CVTs are often configured with the capability to perform shuttle shifts, wherein the direction of travel of the work vehicle may be reversed without requiring the operator to change gears or use the clutch. However, the hydrostatic power units utilized within many CVTs are configured such that, at a zero ground speed for the work vehicle, the swash plate is at full displacement or near full displacement, in one direction or the other, depending on the range selected, direction of travel and possibly other factors. Thus, when shuttle shifting, the work vehicle is often required to come to a complete stop as the swash plate is moved across its full range of travel in order to allow the direction of the work vehicle to be reversed. Such stopping of the work vehicle is undesirable in most instances.

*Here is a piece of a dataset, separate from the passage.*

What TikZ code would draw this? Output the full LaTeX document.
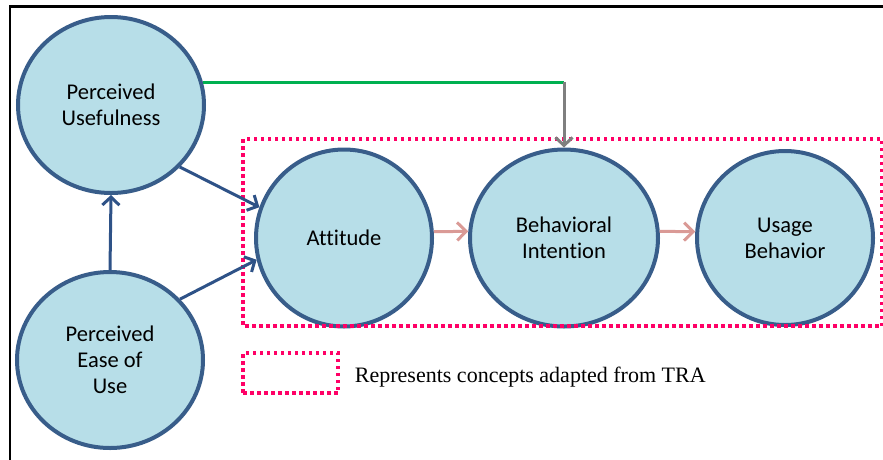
\documentclass[tikz,border=0pt]{standalone}
\usepackage{fontspec}
\setmainfont{Liberation Serif}
\newfontfamily\carlito[Ligatures=NoCommon]{Carlito}
\usetikzlibrary{shapes.geometric,arrows.meta,positioning}
\definecolor{cfill}{HTML}{B7DEE8}
\definecolor{cline}{HTML}{385D8A}
\definecolor{darrow}{HTML}{2E5287}
\definecolor{parrow}{HTML}{DA9A96}
\definecolor{tragreen}{HTML}{00B050}
\definecolor{tragrey}{HTML}{7F7F7F}
\definecolor{trapink}{HTML}{FF0066}
\begin{document}
\begin{tikzpicture}[x=1pt,y=-1pt,
    concept/.style={ellipse,draw=cline,fill=cfill,line width=4pt,inner sep=0pt,
        align=center,font=\carlito\fontsize{22.5}{26}\selectfont},
    link/.style={draw=darrow,line width=3pt,-{Straight Barb[length=8pt,width=17pt]}},
    flow/.style={draw=parrow,line width=3pt,-{Straight Barb[length=9pt,width=18pt]}},
    tra/.style={draw=trapink,line width=3.5pt,dash pattern=on 3.5pt off 3.5pt}]
    \useasboundingbox (0,0) rectangle (883,459);
    \clip (0,0) rectangle (883,459);

    \node[anchor=base,font=\fontsize{28}{32}\selectfont] (title) at (450,-6.5)
        {Figure 1: Technology Acceptance Model (TAM)};
    \draw[line width=2.5pt] (10,470) -- (10,6.5) -- (900,6.5);

    \node[concept,minimum width=186pt,minimum height=176pt] (pu) at (111,105) {Perceived\\Usefulness};
    \node[concept,minimum width=186pt,minimum height=176pt] (peou) at (110,360) {Perceived\\Ease of\\Use};
    \node[concept,minimum width=176pt,minimum height=177pt] (att) at (344,238) {Attitude};
    \node[concept,minimum width=188pt,minimum height=177pt] (bi) at (564,238) {Behavioral\\Intention};
    \node[concept,minimum width=176pt,minimum height=174pt] (ub) at (785,238) {Usage\\Behavior};

    \draw[tra] (243,139) rectangle (882,326);

    \draw[link] (peou.north) -- (pu.south);
    \draw[link] (pu.-42) -- (att.160);
    \draw[link] (peou.41) -- (att.194);
    \draw[flow] (att.4) -- (bi.176);
    \draw[flow] (bi.4) -- (ub.176);

    \coordinate (turn) at (bi.north |- pu.14);
    \draw[tragreen,line width=3pt] (pu.14) -- (turn);
    \draw[tragrey,line width=3pt,-{Straight Barb[length=8pt,width=17pt]}] (turn) -- (bi.north);

    \node[tra,minimum width=95pt,minimum height=40pt] (legbox) at (290.5,373) {};
    \node[right=15pt of legbox,inner sep=0pt,yshift=-4pt,font=\fontsize{22}{26}\selectfont] (legtext)
        {Represents concepts adapted from TRA};
\end{tikzpicture}
\end{document}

To avoid stopping the work vehicle, control strategies have also been developed that provide for the on-coming directional clutch to be slipped while the swash plate angle is being adjusted. However, such a control strategy reduces the efficiency of the work vehicle due to the amount of energy dissipated while the clutch is being slipped. In addition, the thermal cycling caused by clutch slipping can result in significant damage to the directional clutches.
Accordingly, a system and method that provides for a CVT of a work vehicle to be operated within a pure hydrostatic mode to allow for seamless shuttle shifting and high efficiency low speed operation would be welcomed in the art. In addition, a system and method for controlling the operation of the CVT as it is transitioned between the hydrostatic mode and its normal hydro-mechanical mode would also be welcomed in the art.